B cells support osteoclastogenesis in a RANKL-dependent manner, and B cells from patients with rheumatoid arthritis (RA) are more proficient in this function. B cells were stimulated to produce RANKL as described in Patients and Methods, and then fixed in cultures. Isolated healthy control (HC) monocytes (CD14+) were added to each culture along with 10 ng/ml recombinant RANKL (recRANKL) and 25 ng/ml macrophage colony-stimulating factor; monocyte cultures without B cells were included as a negative control. In total, 3–4 wells were set up for each individual. Anti-RANKL was added at a concentration of 1 μg/ml. A, Tartrate-resistant acid phosphatase (TRAP)–positive osteoclasts (OCs) (arrows) were identified after coculture with unstimulated (U) or stimulated (S) B cells in the absence or presence of a neutralizing antibody against RANKL. Representative photomicrographs are shown. B, TRAP+ OCs with ≥3 nuclei were enumerated in each culture well in the presence or absence of stimulation and with or without anti-RANKL. C, Representative photomicrographs show OC formation in cocultures of B cells from a healthy control donor and a patient with RA. D, TRAP+ OCs were enumerated in each culture well in cocultures with B cells from 4 RA patients and 4 healthy control donors. Symbols represent individual wells; horizontal lines with bars show the mean ± SEM. * = P < 0.05; ** = P < 0.01; *** = P < 0.001; **** = P < 0.0001, by one-way analysis of variance with Tukey’s multiple comparison test.

Figure 5

CD27+ memory B cells in synovial tissue from patients with rheumatoid arthritis (RA) express RANKL in close proximity to RANK+ cells.
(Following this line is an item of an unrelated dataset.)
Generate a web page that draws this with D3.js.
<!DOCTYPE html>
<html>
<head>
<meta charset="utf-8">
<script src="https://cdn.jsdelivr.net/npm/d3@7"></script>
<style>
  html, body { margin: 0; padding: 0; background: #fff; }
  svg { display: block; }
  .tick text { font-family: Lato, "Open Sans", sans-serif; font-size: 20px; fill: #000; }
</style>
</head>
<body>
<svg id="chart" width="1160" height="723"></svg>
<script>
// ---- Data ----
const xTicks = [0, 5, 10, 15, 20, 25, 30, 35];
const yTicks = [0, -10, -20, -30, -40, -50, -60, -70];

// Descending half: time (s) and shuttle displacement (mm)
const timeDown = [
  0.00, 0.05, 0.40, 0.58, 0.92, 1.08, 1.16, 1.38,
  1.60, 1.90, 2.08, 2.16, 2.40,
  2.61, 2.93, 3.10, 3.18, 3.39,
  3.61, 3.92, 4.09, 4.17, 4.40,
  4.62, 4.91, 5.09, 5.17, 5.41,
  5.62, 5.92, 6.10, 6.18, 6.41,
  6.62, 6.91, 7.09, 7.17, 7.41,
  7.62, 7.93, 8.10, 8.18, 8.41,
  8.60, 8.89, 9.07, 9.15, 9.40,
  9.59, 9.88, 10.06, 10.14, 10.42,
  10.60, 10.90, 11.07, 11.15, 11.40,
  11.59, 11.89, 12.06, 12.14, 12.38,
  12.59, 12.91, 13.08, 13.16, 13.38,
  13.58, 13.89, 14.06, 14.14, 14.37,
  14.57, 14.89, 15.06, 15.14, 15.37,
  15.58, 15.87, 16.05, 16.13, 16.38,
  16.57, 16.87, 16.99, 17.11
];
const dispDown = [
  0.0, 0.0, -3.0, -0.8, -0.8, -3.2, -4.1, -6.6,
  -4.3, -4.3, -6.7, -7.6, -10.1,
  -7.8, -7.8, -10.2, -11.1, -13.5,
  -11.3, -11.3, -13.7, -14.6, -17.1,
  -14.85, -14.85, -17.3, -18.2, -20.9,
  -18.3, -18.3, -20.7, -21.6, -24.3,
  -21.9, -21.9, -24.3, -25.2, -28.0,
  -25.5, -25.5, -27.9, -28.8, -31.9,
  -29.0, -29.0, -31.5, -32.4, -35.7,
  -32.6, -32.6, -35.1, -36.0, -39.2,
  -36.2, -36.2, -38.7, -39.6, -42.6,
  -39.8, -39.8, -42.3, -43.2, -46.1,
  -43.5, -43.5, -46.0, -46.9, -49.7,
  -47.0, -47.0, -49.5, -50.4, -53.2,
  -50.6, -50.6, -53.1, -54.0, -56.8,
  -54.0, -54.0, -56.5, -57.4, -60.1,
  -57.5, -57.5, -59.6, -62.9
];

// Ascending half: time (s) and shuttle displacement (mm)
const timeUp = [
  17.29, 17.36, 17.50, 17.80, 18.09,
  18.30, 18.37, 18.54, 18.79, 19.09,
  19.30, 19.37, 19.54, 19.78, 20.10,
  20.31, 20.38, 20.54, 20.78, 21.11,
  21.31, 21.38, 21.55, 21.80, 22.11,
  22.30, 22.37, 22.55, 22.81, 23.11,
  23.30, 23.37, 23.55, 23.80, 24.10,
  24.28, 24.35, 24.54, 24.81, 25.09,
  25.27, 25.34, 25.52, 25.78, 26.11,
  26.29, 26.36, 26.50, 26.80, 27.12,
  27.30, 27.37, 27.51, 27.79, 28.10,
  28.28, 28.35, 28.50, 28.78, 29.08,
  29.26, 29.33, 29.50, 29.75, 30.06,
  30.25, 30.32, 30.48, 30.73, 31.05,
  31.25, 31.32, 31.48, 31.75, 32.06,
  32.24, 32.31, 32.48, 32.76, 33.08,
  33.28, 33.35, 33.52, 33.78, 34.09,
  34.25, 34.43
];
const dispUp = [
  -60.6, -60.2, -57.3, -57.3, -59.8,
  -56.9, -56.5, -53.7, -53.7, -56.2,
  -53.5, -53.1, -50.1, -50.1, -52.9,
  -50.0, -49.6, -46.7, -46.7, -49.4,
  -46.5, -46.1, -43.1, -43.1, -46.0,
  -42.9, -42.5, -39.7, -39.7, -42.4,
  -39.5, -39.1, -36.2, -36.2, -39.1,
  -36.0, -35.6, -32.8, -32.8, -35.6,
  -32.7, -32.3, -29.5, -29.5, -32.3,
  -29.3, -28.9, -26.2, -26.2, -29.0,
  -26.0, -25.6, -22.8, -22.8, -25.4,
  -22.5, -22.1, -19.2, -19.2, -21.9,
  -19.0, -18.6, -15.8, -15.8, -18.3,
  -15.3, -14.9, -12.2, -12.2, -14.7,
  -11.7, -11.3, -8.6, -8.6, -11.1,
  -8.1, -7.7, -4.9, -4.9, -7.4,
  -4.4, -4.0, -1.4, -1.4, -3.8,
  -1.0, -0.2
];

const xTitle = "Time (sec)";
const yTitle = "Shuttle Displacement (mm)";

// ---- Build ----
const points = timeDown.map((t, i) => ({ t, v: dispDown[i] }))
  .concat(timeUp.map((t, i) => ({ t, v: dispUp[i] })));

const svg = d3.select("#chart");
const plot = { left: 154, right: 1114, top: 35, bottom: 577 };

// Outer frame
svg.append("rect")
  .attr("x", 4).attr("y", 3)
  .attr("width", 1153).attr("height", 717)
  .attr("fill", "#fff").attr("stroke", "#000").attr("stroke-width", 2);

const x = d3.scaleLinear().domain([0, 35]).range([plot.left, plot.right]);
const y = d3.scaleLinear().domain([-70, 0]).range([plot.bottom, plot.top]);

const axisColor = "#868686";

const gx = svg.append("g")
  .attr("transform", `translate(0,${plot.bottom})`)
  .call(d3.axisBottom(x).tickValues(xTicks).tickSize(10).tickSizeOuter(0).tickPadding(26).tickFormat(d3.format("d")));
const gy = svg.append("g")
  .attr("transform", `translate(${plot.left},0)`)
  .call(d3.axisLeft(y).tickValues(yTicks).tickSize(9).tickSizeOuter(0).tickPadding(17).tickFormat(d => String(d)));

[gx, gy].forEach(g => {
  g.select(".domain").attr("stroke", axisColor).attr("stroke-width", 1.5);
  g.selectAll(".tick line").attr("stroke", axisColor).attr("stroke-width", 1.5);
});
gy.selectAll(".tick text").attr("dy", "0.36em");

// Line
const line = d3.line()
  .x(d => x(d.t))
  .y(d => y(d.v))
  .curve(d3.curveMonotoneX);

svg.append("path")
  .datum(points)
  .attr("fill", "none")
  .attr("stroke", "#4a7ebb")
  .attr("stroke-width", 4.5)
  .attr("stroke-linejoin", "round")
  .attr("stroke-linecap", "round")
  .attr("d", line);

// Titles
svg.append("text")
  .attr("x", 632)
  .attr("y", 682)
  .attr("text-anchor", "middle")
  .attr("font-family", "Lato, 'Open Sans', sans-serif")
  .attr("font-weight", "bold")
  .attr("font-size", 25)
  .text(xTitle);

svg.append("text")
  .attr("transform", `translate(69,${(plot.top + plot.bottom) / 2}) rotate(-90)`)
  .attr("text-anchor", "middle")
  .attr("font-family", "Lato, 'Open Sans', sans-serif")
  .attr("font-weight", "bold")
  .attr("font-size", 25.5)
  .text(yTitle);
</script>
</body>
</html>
RA synovial tissue sections were immunostained with antibodies to CD20 (B cell marker), CD27 (memory B cell marker), CD3 (T cell marker) (not shown), RANKL, and RANK. A and B, CD27+ memory B cells were abundant in the RA synovium (A) and expressed RANKL in close proximity to abundant RANK+ cells (B). Representative results are shown. Boxed areas in left panels are shown at higher magnification in bottom right panels. Top right panels are views of RA synovial tissue from another region. Original magnification × 20. C, Left, A large fraction of the RANKL+ cells in RA synovial tissue were CD20+ B cells, comparable to the percentage of RANKL+ cells that were T cells. Right, A significantly higher fraction of CD20+ B cells expressed RANKL compared to CD3+ T cells (P < 0.0001). D, RANKL+ B cells were visualized near RANK+ osteoclast precursors (arrows in #1 insets), with neighboring multinucleated osteoclasts (arrows in #2 insets). Boxed areas are shown at higher magnification in the insets on the right. Original magnification × 20. E, Left, The percentage of B cells with adjacent RANK+ cells in RA synovial tissue is shown. Right, A large fraction of RANK+ osteoclast precursors had adjacent B cells. B cells expressing RANKL, RANK, CD20, and CD3 were enumerated in 7–8 random 200 × fields. In C and E, symbols represent individual samples; horizontal lines with bars show the mean ± SEM.